MENA • JEWISH VERNACULAR

Judeo-Arabic

The Arabic of Jewish letters, law courts, and kitchens — written in Hebrew script, spoken from Morocco to Iraq, and the language in which millions first heard the Masoretic Bible explained.

Medieval Judeo-Arabic manuscript with Hebrew script
Arabic words in Hebrew dress — the defining graphic feature of Judeo-Arabic civilization
Hebrew Bible with Judeo-Arabic commentary on facing columns
Judeo-Arabic — the vernacular lens through which millions read the Masoretic text

I. Definition and Distinctiveness

Judeo-Arabic refers to the varieties of Arabic spoken and written by Jews, typically in Hebrew characters, with a substantial lexicon of Hebrew and Aramaic religious terms.
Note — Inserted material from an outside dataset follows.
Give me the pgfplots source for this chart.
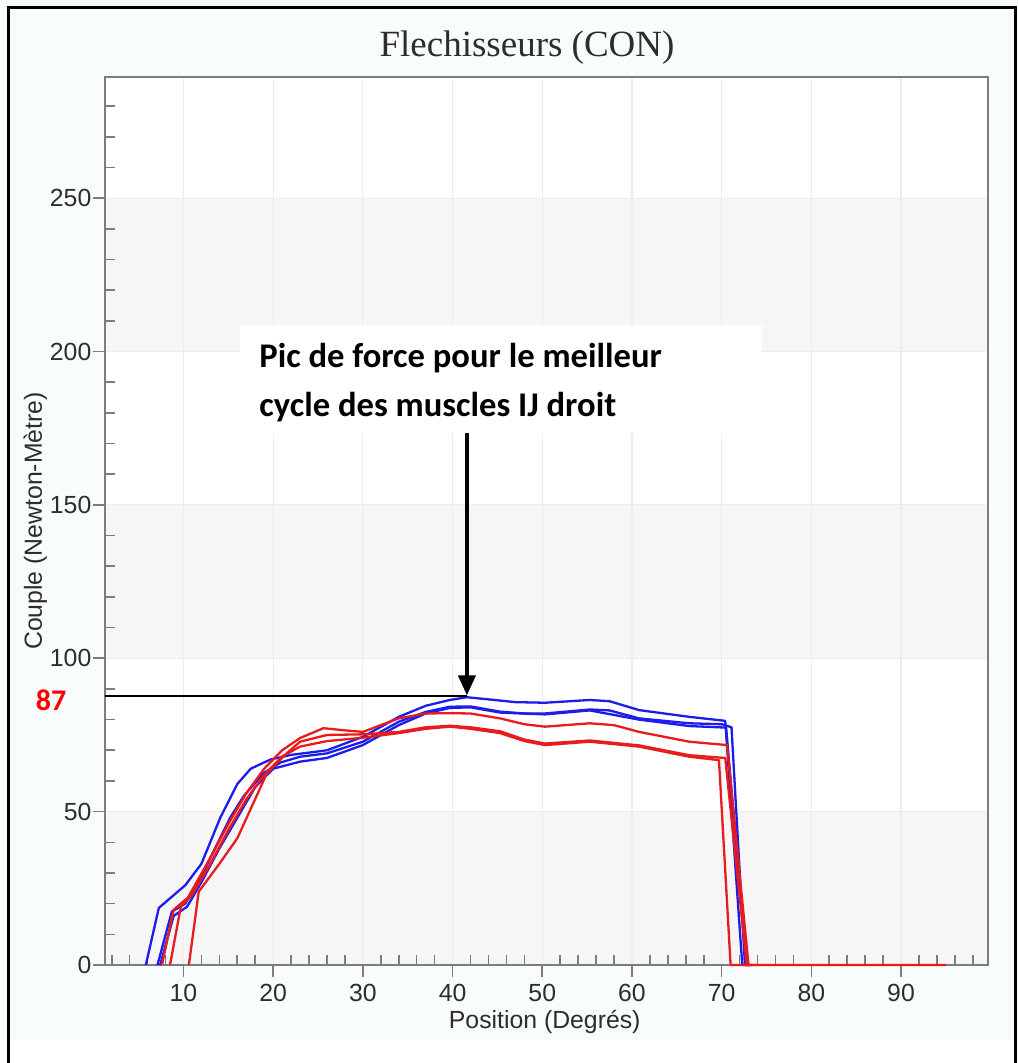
\documentclass[border=0pt]{standalone}
\usepackage{fontspec}
\setmainfont{Liberation Sans}
\newfontfamily\titlefont{Liberation Serif}
\newfontfamily\notefont{Carlito}
\usepackage{pgfplots}
\pgfplotsset{compat=1.18}
\usetikzlibrary{arrows.meta}
\definecolor{pagebg}{RGB}{249,252,253}
\definecolor{bandgray}{RGB}{246,246,246}
\definecolor{axgray}{RGB}{125,125,125}
\definecolor{gridgray}{RGB}{234,236,237}
\definecolor{textgray}{RGB}{45,45,45}
\definecolor{cblue}{RGB}{28,28,235}
\definecolor{cred}{RGB}{232,28,28}

\begin{document}
\begin{tikzpicture}
% 1 px of the reference = 0.5pt, origin at top left
\begin{axis}[
  at={(52.5pt,-482.5pt)}, anchor=south west,
  scale only axis, width=441.5pt, height=444pt,
  xmin=1.25, xmax=99.7, ymin=0, ymax=289.5,
  clip=false, set layers,
  axis line style={axgray, line width=1.1pt},
  xtick={10,20,...,90}, ytick={0,50,...,250},
  minor xtick={2,4,6,8,12,14,16,18,22,24,26,28,32,34,36,38,42,44,46,48,52,54,56,58,62,64,66,68,72,74,76,78,82,84,86,88,92,94,96,98},
  minor ytick={10,20,30,40,60,70,80,90,110,120,130,140,160,170,180,190,210,220,230,240,260,270,280},
  xtick pos=bottom, ytick pos=left, tick align=outside,
  major tick length=6pt, minor tick length=5pt,
  tick style={axgray, line width=0.8pt},
  minor x tick style={yshift=5pt},
  minor y tick style={xshift=5pt},
  xmajorgrids, ymajorgrids,
  major grid style={gridgray, line width=0.6pt},
  /pgf/number format/assume math mode=true,
  tick label style={font=\fontsize{12.4}{14}\selectfont, text=textgray},
  yticklabel style={xshift=2.7pt},
  xlabel={Position (Degrés)},
  ylabel={Couple (Newton-Mètre)},
  label style={font=\fontsize{12.4}{14}\selectfont, text=textgray},
  xlabel style={at={(axis description cs:0.498,-0.064)}, anchor=center},
  ylabel style={at={(axis description cs:-0.079,0.5)}, anchor=center},
]
% page background, plot area and alternating bands
\begin{pgfonlayer}{axis background}
\fill[pagebg] (rel axis cs:-0.119,-0.0845) rectangle (rel axis cs:1.034,1.0867);
\fill[white] (rel axis cs:-0.119,-0.0975) rectangle (rel axis cs:1.034,-0.0845);
\fill[white] (rel axis cs:0,0) rectangle (rel axis cs:1,1);
\fill[bandgray] (axis cs:1.25,0) rectangle (axis cs:99.7,50);
\fill[bandgray] (axis cs:1.25,100) rectangle (axis cs:99.7,150);
\fill[bandgray] (axis cs:1.25,200) rectangle (axis cs:99.7,250);
\end{pgfonlayer}

% blue cycles
\addplot[cblue, line width=1.15pt, line join=round] coordinates {
(5.8,0) (7.25,18.6) (10.2,26) (12,33) (14.1,48) (16,59) (17.5,64) (19.7,67)
(22,68.5) (26,70) (30,74.4) (34,80.9) (37,84.5) (39.7,86.4) (41.6,87.3)
(44,86.6) (47,85.7) (50.3,85.5) (55.3,86.4) (57.5,86) (60.8,83.1) (66.4,80.9)
(70.4,79.6) (72.3,0) (73,0)};
\addplot[cblue, line width=1.15pt, line join=round] coordinates {
(7.1,0) (8.7,17.4) (10.2,20) (12,29) (15.2,48) (16.7,55) (18.9,62.5) (20.8,66)
(23,67.9) (26,69) (30,72.8) (34,79.3) (37,82.5) (39.7,84.2) (42,84.3)
(45.3,82.6) (48,82) (50.3,82) (55.3,83.3) (57.5,83) (60.8,80.4) (66.4,78.8)
(70,78.5) (71.1,77.5) (72.6,0) (73.2,0)};
\addplot[cblue, line width=1.15pt, line join=round] coordinates {
(7.4,0) (8.9,16) (10.4,19) (12,27) (14,38) (16,48) (18,58) (20,64)
(23,66.3) (26,67.5) (30,71.7) (34,78.2) (37,82) (39.7,83.8) (42,84)
(45.3,82.3) (50.3,81.7) (55.3,83) (60.8,80) (66.4,77.9) (70.5,77.4)
(72.8,0) (73.4,0)};

% red cycles
\addplot[cred, line width=1.15pt, line join=round] coordinates {
(7.6,0) (8.9,18) (10.5,22) (13,35) (15,46) (17,56) (19,64) (21,70) (23,74)
(25.6,77.2) (28,76.5) (30,76) (34,80.4) (37,82) (39.7,82.1) (42,82)
(45.3,80.4) (48,78.5) (50.3,77.7) (55.3,78.8) (58,78.2) (60.8,76) (66.4,72.8)
(70.6,71.7) (73,0) (95,0)};
\addplot[cred, line width=1.15pt, line join=round] coordinates {
(8.5,0) (9.7,19) (11,23) (13,33) (15,44) (17,54) (19,62) (21,68) (23,71.2)
(26,73) (30,74.1) (34,75.6) (37,77) (39.7,77.7) (42,77) (45.3,75.6) (48,73)
(50.3,71.7) (55.3,72.8) (60.8,71.2) (66.4,67.9) (69.7,66.8) (71,0) (73,0)};
\addplot[cred, line width=1.15pt, line join=round] coordinates {
(10.6,0) (11.7,23.9) (14,33) (16,41.3) (19.3,62.5) (21.5,69) (23,72.8)
(26,75) (30,75.2) (34,76) (37,77.5) (39.7,78) (42,77.5) (45.3,76.2) (48,73.5)
(50.3,72.2) (55.3,73.2) (60.8,71.6) (66.4,68.4) (70.4,67.5) (72.8,0) (74,0)};

% peak marker line and arrow
\draw[black, line width=1pt] (axis cs:1.25,87.7) -- (axis cs:41.6,87.7);
\draw[black, line width=2pt, -{Triangle[length=10pt,width=8.5pt]}]
  (axis cs:41.6,173.5) -- (axis cs:41.6,87.9);
\end{axis}

% title
\node[anchor=base, font=\titlefont\fontsize{18.5}{20}\selectfont, text=textgray]
  at (263.5pt,-28.5pt) {Flechisseurs (CON)};
% annotation box
\fill[white] (120pt,-162.5pt) rectangle (381pt,-216.5pt);
\node[anchor=base west, inner sep=0pt, font=\notefont\bfseries\fontsize{17.3}{20}\selectfont]
  at (129.5pt,-184pt) {Pic de force pour le meilleur};
\node[anchor=base west, inner sep=0pt, font=\notefont\bfseries\fontsize{17.3}{20}\selectfont]
  at (129.5pt,-208.25pt) {cycle des muscles IJ droit};
% value of the peak
\node[anchor=center, text=red, font=\notefont\bfseries\fontsize{15}{17}\selectfont]
  at (25.5pt,-350pt) {87};
% frame
\draw[black, line width=1.5pt] (4pt,-531.5pt) -- (4pt,-3.8pt) -- (507.5pt,-3.8pt) -- (507.5pt,-531.5pt);

\pgfresetboundingbox
\path (0,0) rectangle (509pt,-531.5pt);
\end{tikzpicture}
\end{document}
It is not a single language but a sprachbund of regional dialects — Iraqi, Syrian, Egyptian, Maghrebi, Yemenite — united by script, diglossia with Hebrew, and shared institutions (synagogue, rabbinic court, communal school). Scholars classify written Judeo-Arabic into layers: Classical Judeo-Arabic (the polished prose of Saadia Gaon and Maimonides) and Later Judeo-Arabic (closer to spoken dialects, used in letters and popular literature).

II. Saadia and the Tafsir Tradition

Saadia ben Joseph al-Fayyūmī (882–942), Gaon of Sura, transformed Judeo-Arabic from a spoken convenience into a scholarly medium. His Arabic translation and commentary of the Torah — the Tafsīr — rendered each Hebrew verse into clear rabbinic Arabic while defending the Masoretic text against Karaite and Muslim critics. Saadia's Bible sat beside pointed Hebrew codices in synagogue and home: the consonants and vowels on the right, the Judeo-Arabic sharḥ on the left. For centuries, this layout was how most MENA Jews learned what the weekly Torah portion meant.

Maimonides continued the tradition, writing the Mishneh Torah's philosophical preface and the Guide for the Perplexed in Judeo-Arabic — works that assumed readers who knew Hebrew Scripture but thought in Arabic.

III. The Cairo Genizah as Archive

The Cairo Genizah — a storeroom of discarded manuscripts in the Ben Ezra Synagogue of Fustat — preserves the richest record of Judeo-Arabic everyday life. S. D. Goitein's five-volume A Mediterranean Society mined these fragments for a portrait of merchants, wives, judges, and schoolchildren writing Judeo-Arabic on every conceivable subject: silk prices, marriage disputes, mystical longings, grammar exercises. Alongside them lie fully vocalized Hebrew Bibles — proof that the Masoretic text and Judeo-Arabic vernacular coexisted in the same households.

IV. Regional Varieties

  • Iraqi Judeo-Arabic — the prestige dialect of the Geonic academies; home of Saadia's legacy
  • Egyptian Judeo-Arabic — documented richly in the Genizah; later the Arabic of Maimonides' Cairo
  • Maghrebi Judeo-Arabic — Morocco, Algeria, Tunisia; influenced by Berber and French colonial contact
  • Yemenite Judeo-Arabic — conservative phonology; extraordinary Hebrew reading traditions alongside
  • Syrian and Palestinian Judeo-Arabic — bridges between Mashriqi dialects and the old Palestinian Hebrew-aramaic world

Haim Blanc and Shelomo Morag conducted landmark fieldwork on Moroccan and Yemenite varieties before mass emigration erased many native speakers in the late twentieth century.

V. Relationship to Hebrew and the Masoretic Text

Judeo-Arabic did not compete with Hebrew — it served it. Hebrew remained the language of Torah scrolls (unpointed in synagogue), prayer, and halakhic ruling. Judeo-Arabic translated, explained, argued, and narrated. The Masoretes had made Hebrew independently readable through niqqud; Judeo-Arabic made Hebrew comprehensible to Arabic-speaking Jews who no longer understood biblical vocabulary. When that partnership broke down — under colonialism, Zionist Hebrew revival, and emigration — communities that lost Judeo-Arabic often retained Hebrew liturgy but lost access to centuries of commentary written in their mothers' tongue.